The value of this score reflects the level of growth of the company during the last seven accounting periods, measured by the level of income and free cash flow.

How to use the score

A high value for this score will indicate that the company is in an expansion phase showing large growth levels in the last accounting periods. A low value will indicate little growth. A value of 0 in the score will indicate zero or negative growth.

The following table can serve as a reference for the use of this score:

Score value range Interpretation
from 0 to 5 Null or small growth
from 5 to 7 Fair growth
from 7 to 10 High growth

Score calculation

Growth can be measured in different ways according to the importance we assign to different accounting variables associated with it: revenues, profits, cash flows, assets, number of employees, among others.


It can be thought that the best way to measure the growth of a company is by using to the growth of its profits as a proxy. If a company earns more in each accounting year it is certainly growing. The problem of relying exclusively on profits as a proxy of growth is because of all the accounting variables that affect its calculation. There are certain accounting policy decisions that can cause an increase or decrease in profits without any true economic causes for its variation. For example:

  • Changes in the amortization and provisioning policies
  • Changes in fiscal rules
  • Nonrecurring gains (for example, by the sale of a part of the business or of a certain asset)


A better way to measure growth, the one used by Gradement, is based on considering mainly the level of revenue in your calculation. Profits are always a direct consequence of this revenue. In the calculation of revenue, many fewer accounting variables has to be estimated, making its value more reliable and less subject to potential manipulation.

There are three main variables that may make any company increase its level of revenue. The increase in value of any of this variables, ceteris paribus, will result in an increase in the revenue and therefore in the value of the growth score calculated by Gradement:

  • Increase in the level of sales of existing company's goods and/or services (because of an increase in the company's market share)
  • Increase in the selling price of the goods and/or services sold by the company (provided that such increase does not imply a decrease in the quantity sold)
  • Initiating the sale of new goods and/or services (through, for example, acquiring another business or opening new market lines)

Free cash flow

The other variable used by Gradement in the growth calculation, albeit with a lower weight than the level of revenue, is the change in free cash flows. This variable is a better indicator than net income of the free resources generated by the company during any accounting the period.

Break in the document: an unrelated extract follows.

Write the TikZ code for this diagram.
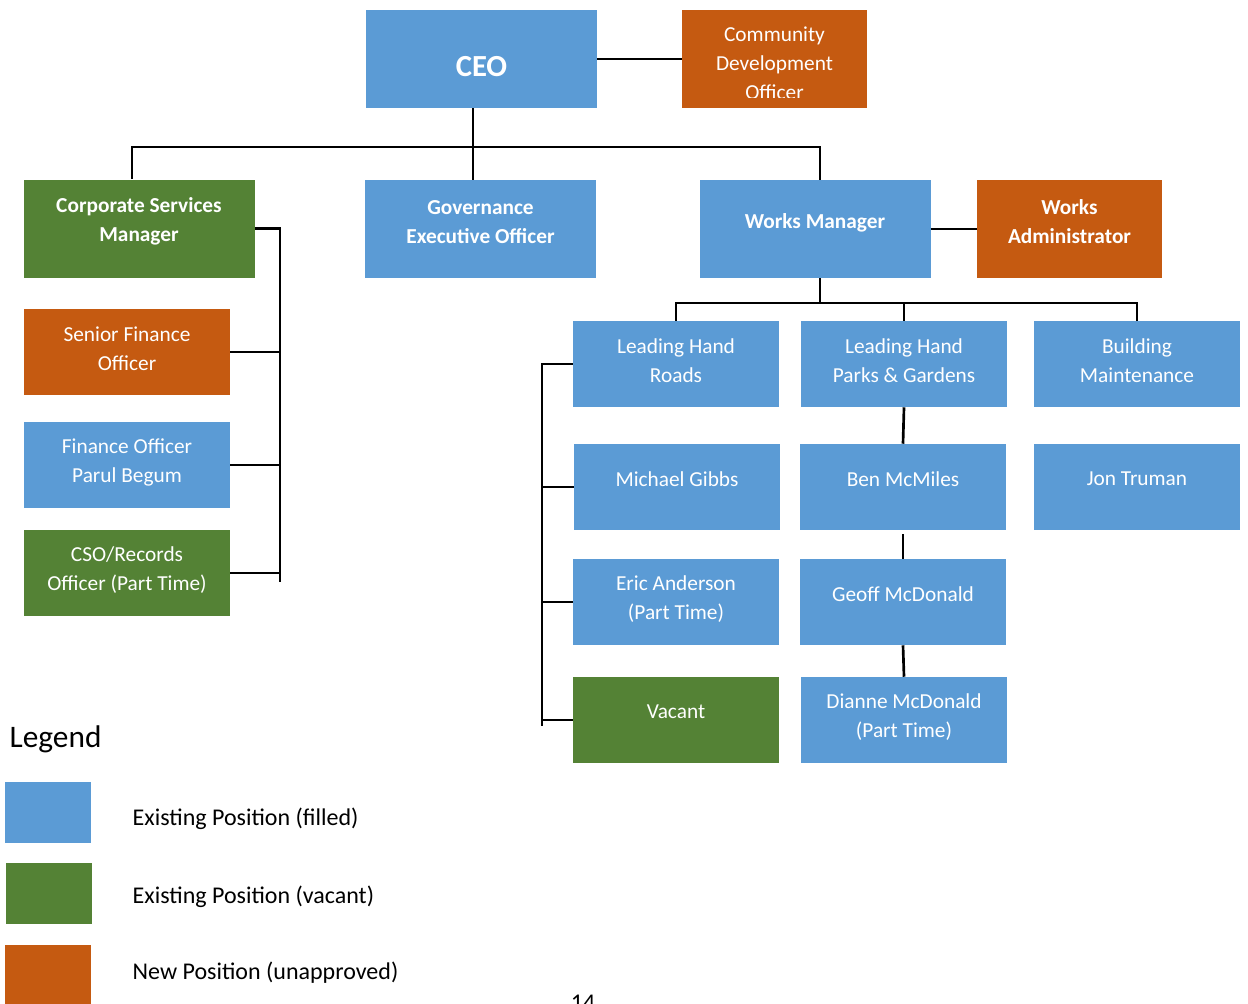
\documentclass[tikz,border=0pt]{standalone}
\usepackage{fontspec}
\setmainfont{Carlito}
\definecolor{posblue}{HTML}{5B9BD5}
\definecolor{posgreen}{HTML}{548235}
\definecolor{posorange}{HTML}{C55A11}
\tikzset{
	post/.style={inner sep=0pt, minimum width=154.5pt, minimum height=64.5pt},
	widepost/.style={minimum width=173.25pt, minimum height=73.5pt},
	narrowpost/.style={minimum width=138.75pt, minimum height=73.5pt},
	filledpos/.style={post, fill=posblue},
	vacantpos/.style={post, fill=posgreen},
	newpos/.style={post, fill=posorange},
	txt/.style={text=white, align=center, font=\fontsize{16}{21.75}\selectfont, yshift=#1},
	txt/.default=2.2pt,
	boldtxt/.style={font=\fontsize{16}{21.75}\selectfont\bfseries},
	legendtxt/.style={anchor=west, font=\fontsize{18}{22}\selectfont},
	conn/.style={line width=2pt},
}
\begin{document}
\begin{tikzpicture}[x=0.75pt, y=-0.75pt]
	\useasboundingbox (0,0) rectangle (1248,1003);
	% top level
	\node[filledpos, widepost, label={[txt=-6pt, font=\fontsize{23}{28}\selectfont\bfseries]center:CEO}] (ceo) at (481.5,59) {};
	\node[newpos, narrowpost] (cdo) at (774.5,59) {};
	\begin{scope}
		\clip (682,10) rectangle (867,97);
		\node[txt=0pt] (cdotext) at (774.5,63.5) {Community\\Development\\Officer};
	\end{scope}
	% managers
	\node[vacantpos, widepost, label={[txt=5.4pt, boldtxt]center:Corporate Services\\Manager}] (csm) at (139,228.5) {};
	\node[filledpos, widepost, label={[txt=5.2pt, boldtxt]center:Governance\\Executive Officer}] (gov) at (480.5,229) {};
	\node[filledpos, widepost, label={[txt=4.8pt, boldtxt]center:Works Manager}] (wm) at (815,229) {};
	\node[newpos, narrowpost, label={[txt=5.6pt, boldtxt]center:Works\\Administrator}] (wa) at (1069.5,229) {};
	% corporate services
	\node[newpos, label={[txt]center:Senior Finance\\Officer}] (sfo) at (127,352) {};
	\node[filledpos, label={[txt]center:Finance Officer\\Parul Begum}] (fo) at (127,465) {};
	\node[vacantpos, label={[txt]center:CSO/Records\\Officer (Part Time)}] (cso) at (127,573) {};
	% works
	\node[filledpos, label={[txt]center:Leading Hand\\Roads}] (roads) at (676,364) {};
	\node[filledpos, label={[txt]center:Leading Hand\\Parks \& Gardens}] (parks) at (904,364) {};
	\node[filledpos, label={[txt]center:Building\\Maintenance}] (bm) at (1137,364) {};
	\node[filledpos, label={[txt=5.6pt]center:Michael Gibbs}] (gibbs) at (677,487) {};
	\node[filledpos, label={[txt=5.6pt]center:Ben McMiles}] (ben) at (903,487) {};
	\node[filledpos, label={[txt=6pt]center:Jon Truman}] (jon) at (1137,487) {};
	\node[filledpos, label={[txt]center:Eric Anderson\\(Part Time)}] (eric) at (676,602) {};
	\node[filledpos, label={[txt=5.6pt]center:Geoff McDonald}] (geoff) at (903,602) {};
	\node[vacantpos, label={[txt=6.4pt]center:Vacant}] (vacancy) at (676,720) {};
	\node[filledpos, label={[txt]center:Dianne McDonald\\(Part Time)}] (dianne) at (904,720) {};
	% connectors
	\coordinate (split) at (473,147);
	\draw[conn] (ceo.east) -- (cdo.west);
	\draw[conn] (ceo.south -| split) -- (gov.north -| split);
	\draw[conn] ([xshift=-5.25pt]csm.north) |- (split) -| ([xshift=3.75pt]wm.north);
	\coordinate (cbus) at (280,582);
	\draw[conn] (csm.east) -| (cbus);
	\foreach \n in {sfo,fo,cso}
		\draw[conn] (\n.east) -- (\n.east -| cbus);
	\draw[conn] (wm.east) -- (wa.west);
	\coordinate (wbus) at (820,303);
	\draw[conn] (wm.south -| wbus) -- (wbus);
	\draw[conn] (roads.north) |- (wbus) -| (bm.north);
	\draw[conn] (parks.north) -- (parks.north |- wbus);
	\coordinate (rbus) at (542,726);
	\draw[conn] (roads.west) -| (rbus);
	\foreach \n in {gibbs,eric,vacancy}
		\draw[conn] (\n.west) -- (\n.west -| rbus);
	\draw[conn] (parks.south) -- (ben.north);
	\draw[conn] ([yshift=-3pt]ben.south) -- (geoff.north);
	\draw[conn] (geoff.south) -- (dianne.north);
	% legend
	\node[anchor=west, font=\fontsize{23.5}{28}\selectfont] (legend) at (5,739) {Legend};
	\node[post, minimum width=64.5pt, minimum height=45.75pt, fill=posblue] (keyfilled) at (48,812.5) {};
	\node[post, minimum width=64.5pt, minimum height=45.75pt, fill=posgreen] (keyvacant) at (49,893.5) {};
	\node[post, minimum width=64.5pt, minimum height=45.75pt, fill=posorange] (keynew) at (48,975.5) {};
	\node[legendtxt] (keyfilledtxt) at (128,819) {Existing Position (filled)};
	\node[legendtxt] (keyvacanttxt) at (128,897) {Existing Position (vacant)};
	\node[legendtxt] (keynewtxt) at (128,973) {New Position (unapproved)};
	\node[anchor=base, font=\fontsize{18}{22}\selectfont] (page) at (583,1010) {14};
\end{tikzpicture}
\end{document}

The free cash flow will increase whenever:

  • Revenue increases
  • A decrease in certain spending accounts (operation cash flow, current assets and/or capital expenditures)
  • A reduction in the company taxation level

Future growth

In accordance with the principle of prudence that must govern all investment decisions, the company's gmt-score does not include in its calculation this measure of growth. Past growth is no guarantee that growth will continue over time. Growth is almost never be sustained forever. The extraordinary profits of any business that grows will always attract competition. That competition, if there are insufficient barriers to entry into the growing enterprise sector, will cause a reduction in the company's market share and thus a reduce both revenue and free cash flow growth.

Although the gmt-score does not incorporate this measure of growth, under equal conditions (if the other scores have similar values), it will always be more attractive to invest in one company that shows greater growth than another. Since this gmt-score does not include any growth forecast, the investment in the company will be attractive even if there is no future growth. Any future growth will therefore result in greater return on investment than originally planned.